Rows from a dataset of charts and code
******
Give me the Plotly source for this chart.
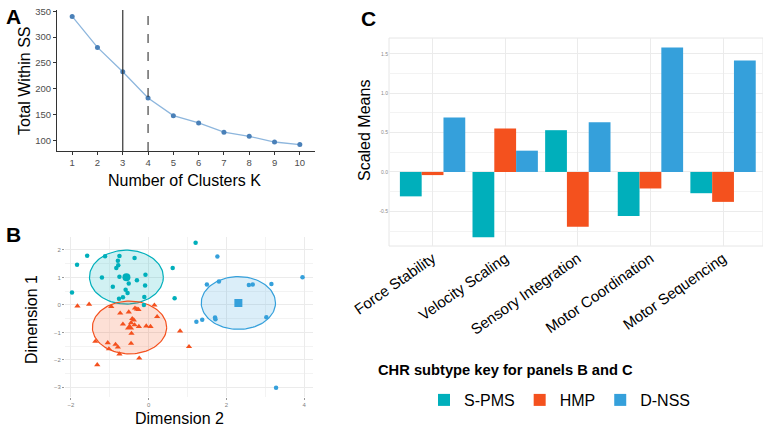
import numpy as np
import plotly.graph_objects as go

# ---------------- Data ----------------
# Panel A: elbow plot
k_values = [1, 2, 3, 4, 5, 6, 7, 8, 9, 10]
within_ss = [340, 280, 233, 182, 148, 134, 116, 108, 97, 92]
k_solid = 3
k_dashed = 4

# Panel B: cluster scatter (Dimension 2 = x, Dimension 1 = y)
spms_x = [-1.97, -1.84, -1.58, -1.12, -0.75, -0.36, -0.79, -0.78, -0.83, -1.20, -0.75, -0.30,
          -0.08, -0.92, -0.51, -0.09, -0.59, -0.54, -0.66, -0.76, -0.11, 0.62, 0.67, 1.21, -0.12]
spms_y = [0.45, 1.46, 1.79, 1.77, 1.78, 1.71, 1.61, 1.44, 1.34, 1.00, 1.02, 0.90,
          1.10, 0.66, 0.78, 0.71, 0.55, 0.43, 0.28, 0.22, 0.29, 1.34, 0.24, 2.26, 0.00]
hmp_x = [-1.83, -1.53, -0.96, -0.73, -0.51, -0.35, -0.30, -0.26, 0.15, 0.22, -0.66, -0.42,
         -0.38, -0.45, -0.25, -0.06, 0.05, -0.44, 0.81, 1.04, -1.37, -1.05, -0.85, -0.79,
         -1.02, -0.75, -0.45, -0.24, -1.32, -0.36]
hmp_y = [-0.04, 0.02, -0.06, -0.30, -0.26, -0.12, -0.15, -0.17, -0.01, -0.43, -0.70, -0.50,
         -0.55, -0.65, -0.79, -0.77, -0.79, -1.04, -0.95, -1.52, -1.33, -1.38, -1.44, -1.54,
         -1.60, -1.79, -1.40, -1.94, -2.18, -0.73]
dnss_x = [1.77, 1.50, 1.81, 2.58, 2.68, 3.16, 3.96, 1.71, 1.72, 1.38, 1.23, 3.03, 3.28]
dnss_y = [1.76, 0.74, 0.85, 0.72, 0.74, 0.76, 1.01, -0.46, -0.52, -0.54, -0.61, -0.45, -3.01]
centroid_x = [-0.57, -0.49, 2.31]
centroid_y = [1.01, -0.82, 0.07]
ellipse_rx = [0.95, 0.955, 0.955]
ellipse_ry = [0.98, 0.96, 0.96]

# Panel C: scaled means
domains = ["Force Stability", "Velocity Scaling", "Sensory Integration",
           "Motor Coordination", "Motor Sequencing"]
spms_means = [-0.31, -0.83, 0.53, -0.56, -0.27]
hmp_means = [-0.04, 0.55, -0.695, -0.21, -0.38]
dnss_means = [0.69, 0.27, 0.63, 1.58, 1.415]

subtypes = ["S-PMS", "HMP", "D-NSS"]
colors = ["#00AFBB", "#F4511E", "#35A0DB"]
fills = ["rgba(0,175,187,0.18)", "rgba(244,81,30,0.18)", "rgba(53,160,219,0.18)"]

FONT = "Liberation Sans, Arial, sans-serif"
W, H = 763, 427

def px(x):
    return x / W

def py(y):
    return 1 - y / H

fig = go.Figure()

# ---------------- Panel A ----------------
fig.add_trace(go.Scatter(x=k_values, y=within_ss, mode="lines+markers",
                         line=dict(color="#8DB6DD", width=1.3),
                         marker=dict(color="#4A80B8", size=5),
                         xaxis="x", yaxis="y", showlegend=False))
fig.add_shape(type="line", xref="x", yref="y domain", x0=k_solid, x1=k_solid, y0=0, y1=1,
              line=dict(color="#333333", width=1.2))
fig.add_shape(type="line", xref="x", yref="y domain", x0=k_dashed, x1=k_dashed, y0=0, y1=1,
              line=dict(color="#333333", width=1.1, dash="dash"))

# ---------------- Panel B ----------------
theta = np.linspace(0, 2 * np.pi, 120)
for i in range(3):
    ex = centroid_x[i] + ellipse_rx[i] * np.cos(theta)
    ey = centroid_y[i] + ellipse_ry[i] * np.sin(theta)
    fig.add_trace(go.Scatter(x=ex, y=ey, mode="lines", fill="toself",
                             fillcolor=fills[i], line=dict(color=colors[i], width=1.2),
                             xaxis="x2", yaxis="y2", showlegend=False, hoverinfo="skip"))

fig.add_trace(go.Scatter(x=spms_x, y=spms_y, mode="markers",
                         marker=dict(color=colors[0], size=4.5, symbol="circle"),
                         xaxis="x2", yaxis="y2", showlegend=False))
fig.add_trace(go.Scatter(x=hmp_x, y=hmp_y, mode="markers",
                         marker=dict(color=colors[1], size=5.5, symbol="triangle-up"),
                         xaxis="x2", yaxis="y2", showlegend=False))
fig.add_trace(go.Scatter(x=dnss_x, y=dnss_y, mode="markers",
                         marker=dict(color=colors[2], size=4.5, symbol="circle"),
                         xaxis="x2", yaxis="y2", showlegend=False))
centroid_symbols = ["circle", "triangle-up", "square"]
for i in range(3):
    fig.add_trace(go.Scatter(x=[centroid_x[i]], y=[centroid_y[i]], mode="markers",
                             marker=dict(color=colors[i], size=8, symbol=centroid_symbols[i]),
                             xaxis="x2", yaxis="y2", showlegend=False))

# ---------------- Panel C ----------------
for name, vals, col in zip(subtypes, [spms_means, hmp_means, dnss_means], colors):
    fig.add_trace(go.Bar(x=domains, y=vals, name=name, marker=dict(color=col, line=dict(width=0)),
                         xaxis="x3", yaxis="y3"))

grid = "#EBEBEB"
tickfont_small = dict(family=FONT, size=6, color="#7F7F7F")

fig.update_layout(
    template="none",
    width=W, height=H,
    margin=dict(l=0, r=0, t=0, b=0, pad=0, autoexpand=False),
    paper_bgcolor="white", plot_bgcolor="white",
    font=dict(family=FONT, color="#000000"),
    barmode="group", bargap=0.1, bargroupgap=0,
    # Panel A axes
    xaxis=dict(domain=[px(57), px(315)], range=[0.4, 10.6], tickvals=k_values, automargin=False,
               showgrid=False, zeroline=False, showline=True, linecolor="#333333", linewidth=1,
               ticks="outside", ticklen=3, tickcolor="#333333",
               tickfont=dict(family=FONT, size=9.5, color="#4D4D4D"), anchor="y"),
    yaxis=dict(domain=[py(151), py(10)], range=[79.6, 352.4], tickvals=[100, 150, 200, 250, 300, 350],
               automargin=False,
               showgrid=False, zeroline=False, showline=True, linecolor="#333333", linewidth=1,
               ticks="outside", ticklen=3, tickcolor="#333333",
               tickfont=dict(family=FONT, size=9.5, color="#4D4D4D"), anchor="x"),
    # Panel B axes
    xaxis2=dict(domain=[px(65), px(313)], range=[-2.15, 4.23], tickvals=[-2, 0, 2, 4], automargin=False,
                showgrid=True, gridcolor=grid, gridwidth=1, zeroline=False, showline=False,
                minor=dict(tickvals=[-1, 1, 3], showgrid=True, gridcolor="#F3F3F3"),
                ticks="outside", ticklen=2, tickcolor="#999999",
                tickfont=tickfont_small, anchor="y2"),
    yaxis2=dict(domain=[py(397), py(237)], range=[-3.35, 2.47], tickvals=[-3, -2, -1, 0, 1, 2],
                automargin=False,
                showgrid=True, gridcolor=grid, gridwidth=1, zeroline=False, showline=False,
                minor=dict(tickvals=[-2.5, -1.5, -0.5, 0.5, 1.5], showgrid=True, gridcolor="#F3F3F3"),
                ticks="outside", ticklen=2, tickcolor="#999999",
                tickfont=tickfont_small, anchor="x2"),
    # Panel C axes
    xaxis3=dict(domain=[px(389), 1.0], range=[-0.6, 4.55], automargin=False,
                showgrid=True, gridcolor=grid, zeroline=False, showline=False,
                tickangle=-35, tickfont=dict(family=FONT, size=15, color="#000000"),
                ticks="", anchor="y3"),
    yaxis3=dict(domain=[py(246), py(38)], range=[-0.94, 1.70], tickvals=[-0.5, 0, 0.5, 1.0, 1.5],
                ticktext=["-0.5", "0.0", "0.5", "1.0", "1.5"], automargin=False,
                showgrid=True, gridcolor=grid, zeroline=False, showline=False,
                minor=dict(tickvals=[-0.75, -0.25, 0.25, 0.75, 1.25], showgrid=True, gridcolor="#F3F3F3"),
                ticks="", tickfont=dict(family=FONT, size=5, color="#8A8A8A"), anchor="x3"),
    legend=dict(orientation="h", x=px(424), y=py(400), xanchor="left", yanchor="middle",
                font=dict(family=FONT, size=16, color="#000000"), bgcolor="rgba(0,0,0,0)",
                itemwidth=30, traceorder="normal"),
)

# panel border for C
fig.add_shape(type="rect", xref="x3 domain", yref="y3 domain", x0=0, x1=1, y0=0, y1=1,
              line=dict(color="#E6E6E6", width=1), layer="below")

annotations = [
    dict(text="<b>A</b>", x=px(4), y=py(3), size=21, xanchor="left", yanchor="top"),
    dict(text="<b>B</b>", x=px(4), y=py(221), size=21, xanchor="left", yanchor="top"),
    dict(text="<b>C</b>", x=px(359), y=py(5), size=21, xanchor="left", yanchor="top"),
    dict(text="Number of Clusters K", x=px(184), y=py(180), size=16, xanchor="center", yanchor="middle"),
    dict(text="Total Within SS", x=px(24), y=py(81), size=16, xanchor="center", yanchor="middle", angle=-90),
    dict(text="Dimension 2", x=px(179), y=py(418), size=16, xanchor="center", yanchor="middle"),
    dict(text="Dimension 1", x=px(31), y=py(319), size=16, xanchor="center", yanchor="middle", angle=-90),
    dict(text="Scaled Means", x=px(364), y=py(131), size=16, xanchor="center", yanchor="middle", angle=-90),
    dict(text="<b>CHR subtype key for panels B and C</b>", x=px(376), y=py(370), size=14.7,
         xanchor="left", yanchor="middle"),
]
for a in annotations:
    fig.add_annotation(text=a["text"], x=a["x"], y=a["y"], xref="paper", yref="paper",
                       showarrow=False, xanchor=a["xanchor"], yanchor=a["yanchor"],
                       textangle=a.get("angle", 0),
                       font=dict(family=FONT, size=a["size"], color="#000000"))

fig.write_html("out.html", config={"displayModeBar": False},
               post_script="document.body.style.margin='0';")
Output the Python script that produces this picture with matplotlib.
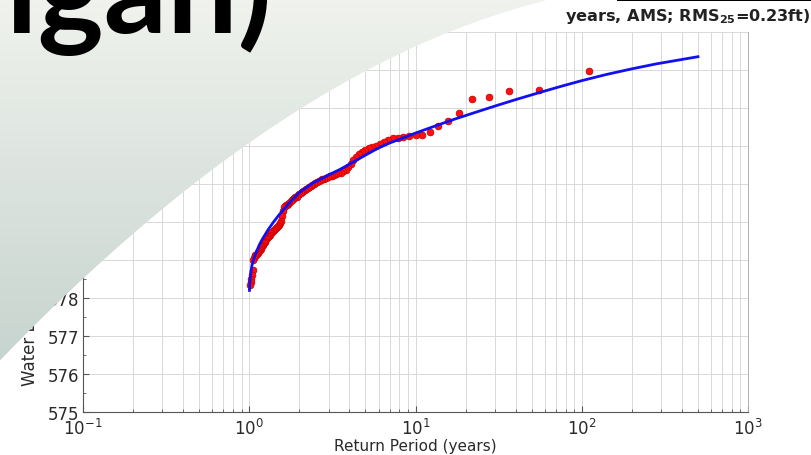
******
What is asked = Search the material above for "this". Pull out each line where it shows up.

Exercise answer =
Give me the Plotly source for this chart.
Output the Python script that produces this picture with matplotlib.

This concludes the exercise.